Snapshot reconciliation is separate from the load strategy. Runtime planning reports that capability as reconciliation.mode=snapshot; in the official dpone.batch.v1 authoring schema, enable it with reconciliation: true.

Schema evolution and type mapping¶

Schema evolution is enabled by default and runs before the staging/final load path:

Read source schema from ExtractResult.schema.
Introspect the ClickHouse target schema.
Apply safe additions and widening operations.
Fail breaking changes by default.
If configured, route incompatible type changes to __dpone__nc__<column>.

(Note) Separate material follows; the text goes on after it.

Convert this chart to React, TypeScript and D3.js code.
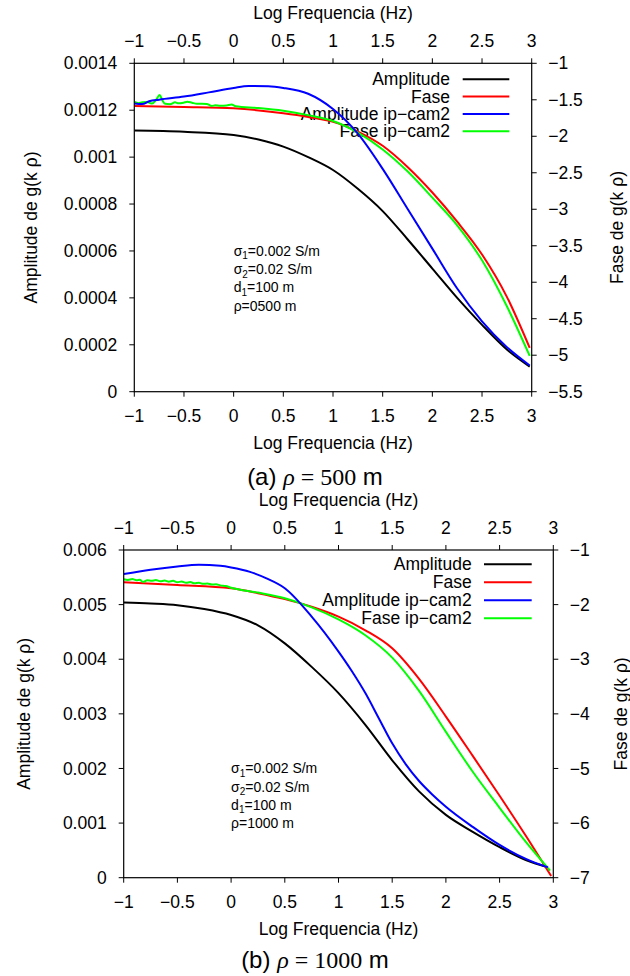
import React from "react";
import * as d3 from "d3";

type Pt = [number, number];

// ---------- shared axis values ----------
const xTicks = [-1, -0.5, 0, 0.5, 1, 1.5, 2, 2.5, 3];
const legendLabels = ["Amplitude", "Fase", "Amplitude ip\u2212cam2", "Fase ip\u2212cam2"];
const seriesColors = ["#000000", "#ff0000", "#0000ff", "#00ff00"];
const xTitle = "Log Frequencia (Hz)";
const ampTitle = "Amplitude de g(k \u03c1)";
const phaseTitle = "Fase de g(k \u03c1)";

// ---------- panel (a) rho = 500 m ----------
const ampTicksA = [0, 0.0002, 0.0004, 0.0006, 0.0008, 0.001, 0.0012, 0.0014];
const phaseTicksA = [-5.5, -5, -4.5, -4, -3.5, -3, -2.5, -2, -1.5, -1];

const amplitudeA: Pt[] = [
  [-1, 0.001113], [-0.5, 0.001108], [0, 0.001094], [0.25, 0.001075], [0.5, 0.001045],
  [0.75, 0.001], [1, 0.000945], [1.25, 0.000865], [1.5, 0.00077], [1.75, 0.00065],
  [2, 0.000525], [2.25, 0.0004], [2.5, 0.000285], [2.75, 0.00018], [2.98, 0.000107],
];
const faseA: Pt[] = [
  [-1, -1.585], [-0.5, -1.598], [0, -1.617], [0.5, -1.685], [0.75, -1.735], [1, -1.8],
  [1.25, -1.935], [1.5, -2.13], [1.75, -2.42], [2, -2.77], [2.25, -3.17], [2.5, -3.62],
  [2.75, -4.2], [2.98, -4.9],
];
const amplitudeIpA: Pt[] = [
  [-1, 0.001229], [-0.92, 0.001226], [-0.85, 0.001238], [-0.75, 0.001245], [-0.5, 0.001258],
  [-0.25, 0.001276], [0, 0.001295], [0.15, 0.001303], [0.35, 0.001302], [0.5, 0.001295],
  [0.75, 0.00127], [1, 0.001205], [1.25, 0.0011], [1.5, 0.00095], [1.75, 0.00078],
  [2, 0.00061], [2.25, 0.00044], [2.5, 0.0003], [2.75, 0.00019], [2.98, 0.000112],
];
const faseIpA: Pt[] = [
  [-1, -1.526], [-0.96, -1.548], [-0.92, -1.535], [-0.87, -1.53], [-0.82, -1.552],
  [-0.78, -1.5], [-0.745, -1.434], [-0.72, -1.5], [-0.69, -1.555], [-0.64, -1.56],
  [-0.59, -1.535], [-0.555, -1.548], [-0.505, -1.54], [-0.465, -1.527], [-0.42, -1.54],
  [-0.37, -1.555], [-0.32, -1.553], [-0.27, -1.557], [-0.22, -1.585], [-0.185, -1.575],
  [-0.135, -1.583], [-0.07, -1.578], [-0.02, -1.565], [0.02, -1.588], [0.25, -1.612],
  [0.5, -1.65], [0.75, -1.71], [1, -1.79], [1.25, -1.95], [1.5, -2.18], [1.75, -2.48],
  [2, -2.84], [2.25, -3.22], [2.5, -3.7], [2.75, -4.33], [2.98, -5.01],
];
const noteLinesA = ["\u03c3|1|=0.002 S/m", "\u03c3|2|=0.02 S/m", "d|1|=100 m", "\u03c1||=0500 m"];
const captionA = { tag: "(a) ", value: "500" };

// ---------- panel (b) rho = 1000 m ----------
const ampTicksB = [0, 0.001, 0.002, 0.003, 0.004, 0.005, 0.006];
const phaseTicksB = [-7, -6, -5, -4, -3, -2, -1];

const amplitudeB: Pt[] = [
  [-1, 0.00504], [-0.75, 0.00502], [-0.5, 0.00499], [-0.25, 0.00492], [0, 0.00481],
  [0.25, 0.00462], [0.5, 0.00429], [0.75, 0.00386], [1, 0.00338], [1.25, 0.0028],
  [1.5, 0.00215], [1.75, 0.00158], [2, 0.00115], [2.25, 0.00084], [2.5, 0.00056],
  [2.75, 0.00032], [2.95, 0.00019],
];
const faseB: Pt[] = [
  [-1, -1.592], [-0.5, -1.64], [0, -1.7], [0.25, -1.79], [0.5, -1.9], [0.75, -2.04],
  [1, -2.22], [1.25, -2.47], [1.5, -2.8], [1.75, -3.36], [2, -4.05], [2.25, -4.77],
  [2.5, -5.5], [2.75, -6.25], [2.98, -6.97],
];
const amplitudeIpB: Pt[] = [
  [-1, 0.00556], [-0.75, 0.00564], [-0.5, 0.0057], [-0.3, 0.00573], [-0.1, 0.00571],
  [0, 0.00568], [0.176, 0.0056], [0.33, 0.00548], [0.5, 0.0053], [0.75, 0.00478],
  [1, 0.00414], [1.125, 0.00378], [1.25, 0.00338], [1.375, 0.00292], [1.5, 0.00246],
  [1.625, 0.00208], [1.75, 0.00177], [1.875, 0.00152], [2, 0.0013], [2.25, 0.00093],
  [2.5, 0.0006], [2.75, 0.00034], [2.95, 0.00019],
];
const faseIpB: Pt[] = [
  [-1, -1.537], [-0.96, -1.548], [-0.92, -1.532], [-0.88, -1.552], [-0.85, -1.545],
  [-0.82, -1.585], [-0.78, -1.555], [-0.74, -1.565], [-0.7, -1.55], [-0.66, -1.572],
  [-0.62, -1.56], [-0.58, -1.58], [-0.54, -1.565], [-0.5, -1.59], [-0.46, -1.578],
  [-0.42, -1.6], [-0.38, -1.588], [-0.34, -1.61], [-0.3, -1.6], [-0.26, -1.62],
  [-0.22, -1.612], [-0.18, -1.632], [-0.14, -1.628], [-0.1, -1.648], [-0.05, -1.66],
  [0, -1.69], [0.25, -1.78], [0.5, -1.885], [0.75, -2.05], [1, -2.27], [1.25, -2.56],
  [1.5, -2.97], [1.75, -3.58], [2, -4.33], [2.25, -5.06], [2.5, -5.72], [2.75, -6.36],
  [2.97, -6.87],
];
const noteLinesB = ["\u03c3|1|=0.002 S/m", "\u03c3|2|=0.02 S/m", "d|1|=100 m", "\u03c1||=1000 m"];
const captionB = { tag: "(b) ", value: "1000" };

// ---------- helpers ----------
const SANS = "'Liberation Sans', Arial, Helvetica, sans-serif";
const SERIF = "'Liberation Serif', 'Times New Roman', serif";
const FS = 17.5;
const minus = (s: string) => s.replace("-", "\u2212");
const fmtAmp = (v: number) => (v === 0 ? "0" : String(+v.toFixed(4)));
const fmtNum = (v: number) => minus(String(v));

interface PanelProps {
  left: number; right: number; top: number; bottom: number;
  ampDomain: [number, number]; ampTicks: number[];
  phaseDomain: [number, number]; phaseTicks: number[];
  amp: Pt[]; fase: Pt[]; ampIp: Pt[]; faseIp: Pt[];
  legendTextX: number; legendLineX0: number; legendLineX1: number;
  legendY0: number; legendStep: number;
  note: string[]; noteAmp: number;
  leftTitleX: number; rightTitleX: number;
  caption: { tag: string; value: string }; captionY: number;
  id: string;
}

function Panel(p: PanelProps) {
  const x = d3.scaleLinear().domain([-1, 3]).range([p.left, p.right]);
  const y1 = d3.scaleLinear().domain(p.ampDomain).range([p.bottom, p.top]);
  const y2 = d3.scaleLinear().domain(p.phaseDomain).range([p.bottom, p.top]);
  const lineAmp = d3.line<Pt>().x((d) => x(d[0])).y((d) => y1(d[1])).curve(d3.curveMonotoneX);
  const linePh = d3.line<Pt>().x((d) => x(d[0])).y((d) => y2(d[1])).curve(d3.curveMonotoneX);
  const T = 5;
  const midX = (p.left + p.right) / 2;
  const midY = (p.top + p.bottom) / 2;
  const series = [
    { d: lineAmp(p.amp), c: seriesColors[0] },
    { d: linePh(p.fase), c: seriesColors[1] },
    { d: lineAmp(p.ampIp), c: seriesColors[2] },
    { d: linePh(p.faseIp), c: seriesColors[3] },
  ];
  const drawOrder = [0, 1, 3, 2];
  return (
    <g>
      <defs>
        <clipPath id={"clip" + p.id}>
          <rect x={p.left} y={p.top} width={p.right - p.left} height={p.bottom - p.top} />
        </clipPath>
      </defs>
      <text x={midX} y={p.top - 50} dy="0.35em" textAnchor="middle" fontFamily={SANS} fontSize={FS}>{xTitle}</text>
      <text x={midX} y={p.bottom + 51} dy="0.35em" textAnchor="middle" fontFamily={SANS} fontSize={FS}>{xTitle}</text>
      <text transform={`translate(${p.leftTitleX},${midY}) rotate(-90)`} dy="0.35em" textAnchor="middle" fontFamily={SANS} fontSize={FS}>{ampTitle}</text>
      <text transform={`translate(${p.rightTitleX},${midY}) rotate(-90)`} dy="0.35em" textAnchor="middle" fontFamily={SANS} fontSize={FS}>{phaseTitle}</text>
      {xTicks.map((t) => (
        <g key={"x" + t}>
          <line x1={x(t)} x2={x(t)} y1={p.top} y2={p.top - T} stroke="#000" strokeWidth={1} />
          <line x1={x(t)} x2={x(t)} y1={p.bottom} y2={p.bottom + T} stroke="#000" strokeWidth={1} />
          <text x={x(t)} y={p.top - 22} dy="0.35em" textAnchor="middle" fontFamily={SANS} fontSize={FS}>{fmtNum(t)}</text>
          <text x={x(t)} y={p.bottom + 24.5} dy="0.35em" textAnchor="middle" fontFamily={SANS} fontSize={FS}>{fmtNum(t)}</text>
        </g>
      ))}
      {p.ampTicks.map((t) => (
        <g key={"a" + t}>
          <line x1={p.left} x2={p.left - T} y1={y1(t)} y2={y1(t)} stroke="#000" strokeWidth={1} />
          <text x={p.left - 17} y={y1(t)} dy="0.35em" textAnchor="end" fontFamily={SANS} fontSize={FS}>{fmtAmp(t)}</text>
        </g>
      ))}
      {p.phaseTicks.map((t) => (
        <g key={"p" + t}>
          <line x1={p.right} x2={p.right + T} y1={y2(t)} y2={y2(t)} stroke="#000" strokeWidth={1} />
          <text x={p.right + 16.5} y={y2(t)} dy="0.35em" textAnchor="start" fontFamily={SANS} fontSize={FS}>{fmtNum(t)}</text>
        </g>
      ))}
      {legendLabels.map((l, i) => (
        <text key={"lt" + i} x={p.legendTextX} y={p.legendY0 + i * p.legendStep} dy="0.35em" textAnchor="end" fontFamily={SANS} fontSize={FS}>{l}</text>
      ))}
      <text fontFamily={SANS} fontSize={14}>
        {p.note.map((ln, i) => {
          const [sym, sub, rest] = ln.split("|");
          const yy = y1(p.noteAmp) + i * 18.2 + 5;
          return (
            <tspan key={"n" + i} x={x(0)} y={yy}>
              {sym}
              {sub ? <tspan fontSize={10} dy={3.5}>{sub}</tspan> : null}
              {sub ? <tspan dy={-3.5}>{rest}</tspan> : <tspan>{rest}</tspan>}
            </tspan>
          );
        })}
      </text>
      <g clipPath={`url(#clip${p.id})`}>
        {drawOrder.map((i) => (
          <path key={"s" + i} d={series[i].d || ""} fill="none" stroke={series[i].c} strokeWidth={2} strokeLinejoin="round" />
        ))}
      </g>
      {legendLabels.map((l, i) => (
        <line key={"ll" + i} x1={p.legendLineX0} x2={p.legendLineX1} y1={p.legendY0 + i * p.legendStep} y2={p.legendY0 + i * p.legendStep} stroke={seriesColors[i]} strokeWidth={2} />
      ))}
      <rect x={p.left} y={p.top} width={p.right - p.left} height={p.bottom - p.top} fill="none" stroke="#000" strokeWidth={1.2} />
      <text x={315} y={p.captionY} dy="0.35em" textAnchor="middle" fontSize={24}>
        <tspan fontFamily={SANS}>{p.caption.tag}</tspan>
        <tspan fontFamily={SERIF} fontStyle="italic">{"\u03c1"}</tspan>
        <tspan fontFamily={SERIF}>{" = " + p.caption.value}</tspan>
        <tspan fontFamily={SANS}>{" m"}</tspan>
      </text>
    </g>
  );
}

export default function App() {
  return (
    <svg width={630} height={976} viewBox="0 0 630 976" style={{ position: "absolute", left: 0, top: 0, background: "#fff" }}>
      <rect x={0} y={0} width={630} height={976} fill="#fff" />
      <Panel
        id="a"
        left={134.3} right={531.7} top={63.3} bottom={391.7}
        ampDomain={[0, 0.0014]} ampTicks={ampTicksA}
        phaseDomain={[-5.5, -1]} phaseTicks={phaseTicksA}
        amp={amplitudeA} fase={faseA} ampIp={amplitudeIpA} faseIp={faseIpA}
        legendTextX={450} legendLineX0={462.7} legendLineX1={509.3}
        legendY0={79.3} legendStep={17.3}
        note={noteLinesA} noteAmp={0.0006}
        leftTitleX={31} rightTitleX={617}
        caption={captionA} captionY={477}
      />
      <Panel
        id="b"
        left={123.7} right={553.3} top={550} bottom={877.7}
        ampDomain={[0, 0.006]} ampTicks={ampTicksB}
        phaseDomain={[-7, -1]} phaseTicks={phaseTicksB}
        amp={amplitudeB} fase={faseB} ampIp={amplitudeIpB} faseIp={faseIpB}
        legendTextX={471.7} legendLineX0={484} legendLineX1={531.7}
        legendY0={564.3} legendStep={18}
        note={noteLinesB} noteAmp={0.002}
        leftTitleX={24} rightTitleX={621}
        caption={captionB} captionY={960}
      />
    </svg>
  );
}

Use Schema evolution and Type mapping matrix when adding columns or changing source types.

Runbook¶

Start with dpone doctor --profile local and fix missing extras or native clients.
Run dpone plan <manifest> --format md and review source boundary, staging path, schema evolution, state, and quality gates.
Run a small bounded window first.
Inspect the run artifact under .dpone/runs/clickhouse_to_clickhouse.
For incremental jobs, verify state before enabling a schedule.
For delete-aware jobs, run reconciliation in report-only mode before enabling physical deletes.
Promote the manifest through GitOps after the plan and artifact are reviewed.

Cross-links¶

Type contracts and physical design¶

This flow supports the shared dpone type-governance stack:

Type inference for source metadata, sampled profiling, confidence, and empty string vs NULL behavior.
Schema contracts for explicit logical column types, enforcement modes, and __dpone__nc__* variant columns.
Physical design for target-specific DDL such as concrete SQL types, indexes, partitioning, compression, ClickHouse LowCardinality, and BigQuery clustering.

Use dpone schema infer --manifest ... and dpone schema physical-plan --manifest ... before enabling new table DDL in production.